Each line of the material must be repeated precisely, with the pictures left out.

** start DATA SHOWN **

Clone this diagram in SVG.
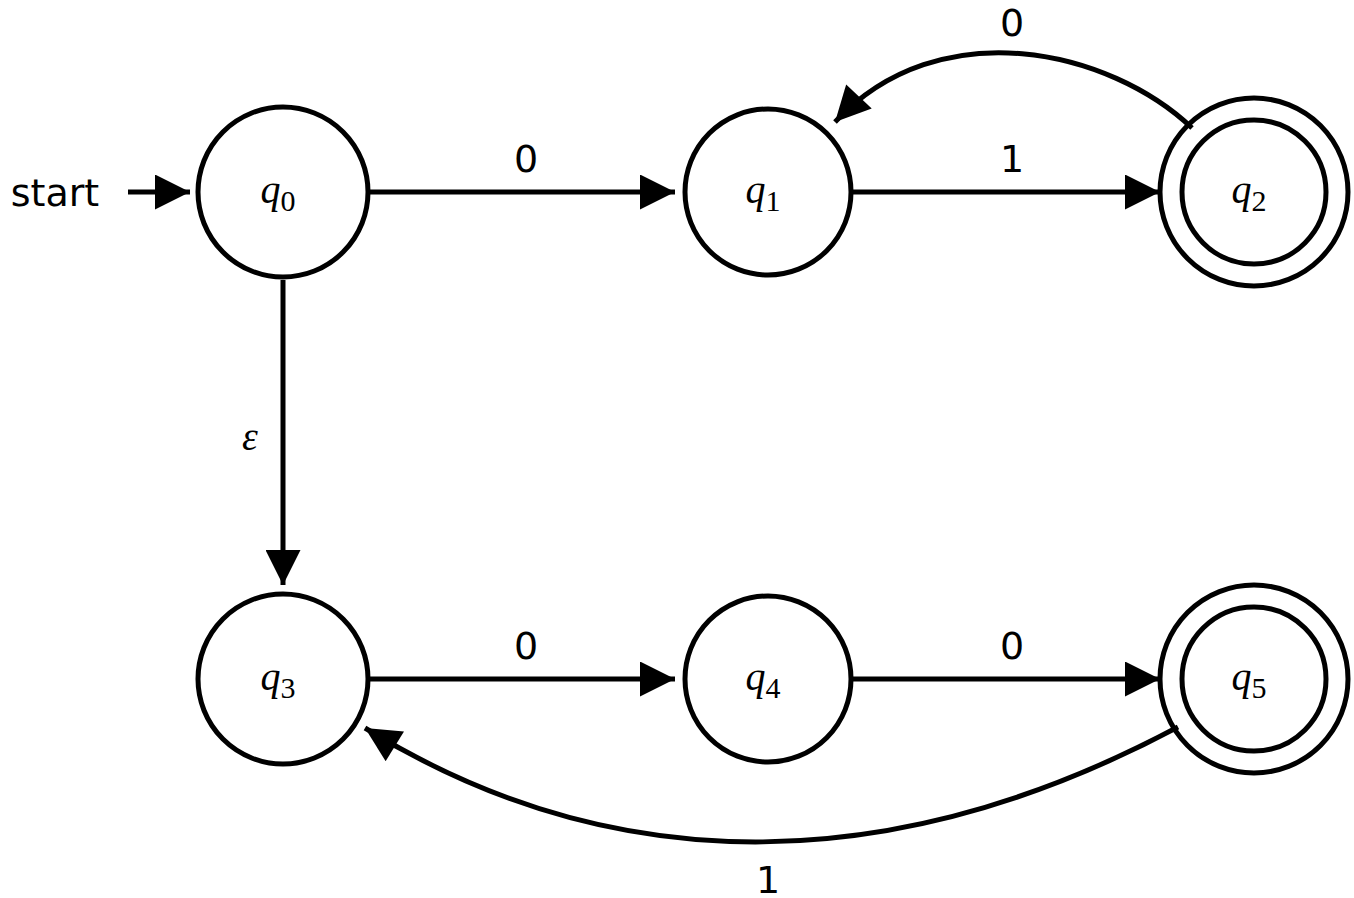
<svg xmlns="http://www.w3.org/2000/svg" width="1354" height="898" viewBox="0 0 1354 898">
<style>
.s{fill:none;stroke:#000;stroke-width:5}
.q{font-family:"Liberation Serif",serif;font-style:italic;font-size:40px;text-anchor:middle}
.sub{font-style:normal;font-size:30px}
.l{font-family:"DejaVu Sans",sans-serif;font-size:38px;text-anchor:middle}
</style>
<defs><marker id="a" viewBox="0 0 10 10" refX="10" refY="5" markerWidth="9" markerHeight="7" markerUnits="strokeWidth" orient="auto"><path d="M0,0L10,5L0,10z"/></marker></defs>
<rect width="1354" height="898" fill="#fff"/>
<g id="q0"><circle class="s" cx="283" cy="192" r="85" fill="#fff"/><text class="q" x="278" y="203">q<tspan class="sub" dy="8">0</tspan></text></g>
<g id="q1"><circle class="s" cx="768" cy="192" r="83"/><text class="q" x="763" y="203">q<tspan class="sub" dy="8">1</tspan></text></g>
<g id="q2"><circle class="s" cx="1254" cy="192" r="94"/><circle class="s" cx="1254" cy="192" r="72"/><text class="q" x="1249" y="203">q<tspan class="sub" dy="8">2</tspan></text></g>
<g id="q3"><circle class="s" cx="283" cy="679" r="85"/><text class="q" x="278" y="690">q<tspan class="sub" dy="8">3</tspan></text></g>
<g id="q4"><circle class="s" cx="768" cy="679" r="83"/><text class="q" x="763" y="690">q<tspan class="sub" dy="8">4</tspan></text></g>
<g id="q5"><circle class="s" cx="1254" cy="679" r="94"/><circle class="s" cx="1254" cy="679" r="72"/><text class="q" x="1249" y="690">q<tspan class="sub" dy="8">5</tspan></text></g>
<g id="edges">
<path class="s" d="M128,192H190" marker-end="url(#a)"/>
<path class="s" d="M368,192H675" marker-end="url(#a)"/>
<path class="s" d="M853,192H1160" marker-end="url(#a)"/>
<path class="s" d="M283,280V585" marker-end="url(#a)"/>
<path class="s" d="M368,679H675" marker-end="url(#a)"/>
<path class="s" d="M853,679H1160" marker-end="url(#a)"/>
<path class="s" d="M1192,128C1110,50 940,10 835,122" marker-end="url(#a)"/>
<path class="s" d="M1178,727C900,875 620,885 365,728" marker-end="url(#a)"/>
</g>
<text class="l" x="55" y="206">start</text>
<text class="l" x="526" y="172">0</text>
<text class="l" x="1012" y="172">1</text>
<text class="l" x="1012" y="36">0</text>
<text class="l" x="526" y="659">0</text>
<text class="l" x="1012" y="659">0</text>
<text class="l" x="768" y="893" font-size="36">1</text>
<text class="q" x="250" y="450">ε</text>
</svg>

** end DATA SHOWN **

--- TASK RESPONSE ---
Clone this diagram in SVG.
<svg xmlns="http://www.w3.org/2000/svg" width="1354" height="898" viewBox="0 0 1354 898">
<style>
.s{fill:none;stroke:#000;stroke-width:5}
.q{font-family:"Liberation Serif",serif;font-style:italic;font-size:40px;text-anchor:middle}
.sub{font-style:normal;font-size:30px}
.l{font-family:"DejaVu Sans",sans-serif;font-size:38px;text-anchor:middle}
</style>
<defs><marker id="a" viewBox="0 0 10 10" refX="10" refY="5" markerWidth="9" markerHeight="7" markerUnits="strokeWidth" orient="auto"><path d="M0,0L10,5L0,10z"/></marker></defs>
<rect width="1354" height="898" fill="#fff"/>
<g id="q0"><circle class="s" cx="283" cy="192" r="85" fill="#fff"/><text class="q" x="278" y="203">q<tspan class="sub" dy="8">0</tspan></text></g>
<g id="q1"><circle class="s" cx="768" cy="192" r="83"/><text class="q" x="763" y="203">q<tspan class="sub" dy="8">1</tspan></text></g>
<g id="q2"><circle class="s" cx="1254" cy="192" r="94"/><circle class="s" cx="1254" cy="192" r="72"/><text class="q" x="1249" y="203">q<tspan class="sub" dy="8">2</tspan></text></g>
<g id="q3"><circle class="s" cx="283" cy="679" r="85"/><text class="q" x="278" y="690">q<tspan class="sub" dy="8">3</tspan></text></g>
<g id="q4"><circle class="s" cx="768" cy="679" r="83"/><text class="q" x="763" y="690">q<tspan class="sub" dy="8">4</tspan></text></g>
<g id="q5"><circle class="s" cx="1254" cy="679" r="94"/><circle class="s" cx="1254" cy="679" r="72"/><text class="q" x="1249" y="690">q<tspan class="sub" dy="8">5</tspan></text></g>
<g id="edges">
<path class="s" d="M128,192H190" marker-end="url(#a)"/>
<path class="s" d="M368,192H675" marker-end="url(#a)"/>
<path class="s" d="M853,192H1160" marker-end="url(#a)"/>
<path class="s" d="M283,280V585" marker-end="url(#a)"/>
<path class="s" d="M368,679H675" marker-end="url(#a)"/>
<path class="s" d="M853,679H1160" marker-end="url(#a)"/>
<path class="s" d="M1192,128C1110,50 940,10 835,122" marker-end="url(#a)"/>
<path class="s" d="M1178,727C900,875 620,885 365,728" marker-end="url(#a)"/>
</g>
<text class="l" x="55" y="206">start</text>
<text class="l" x="526" y="172">0</text>
<text class="l" x="1012" y="172">1</text>
<text class="l" x="1012" y="36">0</text>
<text class="l" x="526" y="659">0</text>
<text class="l" x="1012" y="659">0</text>
<text class="l" x="768" y="893" font-size="36">1</text>
<text class="q" x="250" y="450">ε</text>
</svg>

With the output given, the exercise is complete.